One of the problems with writing about Congressional policymaking as it happens is that a lot of the real meaty stuff happens behind closed doors, and leaders who give "progress reports" do not have an incentive to offer accurate assessments. Instead, they are better off giving overly bullish reports, i.e. spin. So, here is the trouble I find myself in. I suspect that most of the members who speak to the press are trying to spin me. I also do not trust the journalists producing the news stories that serve as my primary data set. I do not think they can differentiate the spin from the reality - and in fairness to them, I do not see how they could. So, like Descartes, I am in quite the epistemological quandary here.

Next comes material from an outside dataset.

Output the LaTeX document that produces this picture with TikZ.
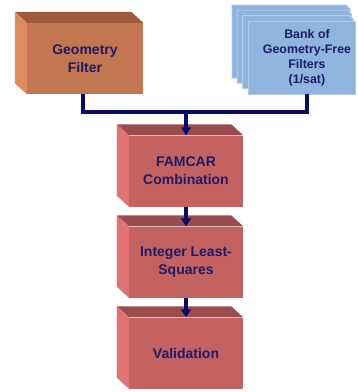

But unlike old René, I do not have an insightful axiom like "I think therefore I am" to build knowledge upon.

I am usually very hesitant to quote myself, but I wanted to bring this point back because it is really salient. Scanning across the major insider Washington publications this afternoon - I noted these headlines:

What's the status of the public option in the House?
-Politico: "Pelosi lacks votes for most sweeping public option"
-The Hill: "Pelosi calls an emergency meeting on push for 'robust' public option"
-Roll Call: "Pelosi Still Pushing for 'Robust' Public Option"
-Politico (again): Pelosi publicly whipping on robust public option

What does Obama think about the public option?
-Roll Call: "Obama Expresses Skepticism to Senators on Public Option"
-The Hill: "Obama working on getting Senate votes for public option"

Remember, all of this is happening after we thought the public option was dead but now it's back...AND after we thought Obama was abandoning the public option but then he gave it a solid endorsement in his September address to Congress.

Also, will moderate Democrats vote on cloture for a bill they disagree with?
-The Hill suggests maybe so.
-Congress Daily suggests maybe not.

This is like a merry-go-round. Around and around we go. The reason? All of this is happening behind closed doors, and public access to the debate is highly constricted. These journalists are doing good work getting as much information as possible out of Democratic leaders, but so long as the debate remains behind closed doors, we just can't be sure about what will be in the final House and Senate bills.

Something similar happened with Senate Finance over the summer. They were making good work, making good work, making goo..and then the whole thing collapsed. You just never know when legislators are meeting secretly and our source of information are press reports.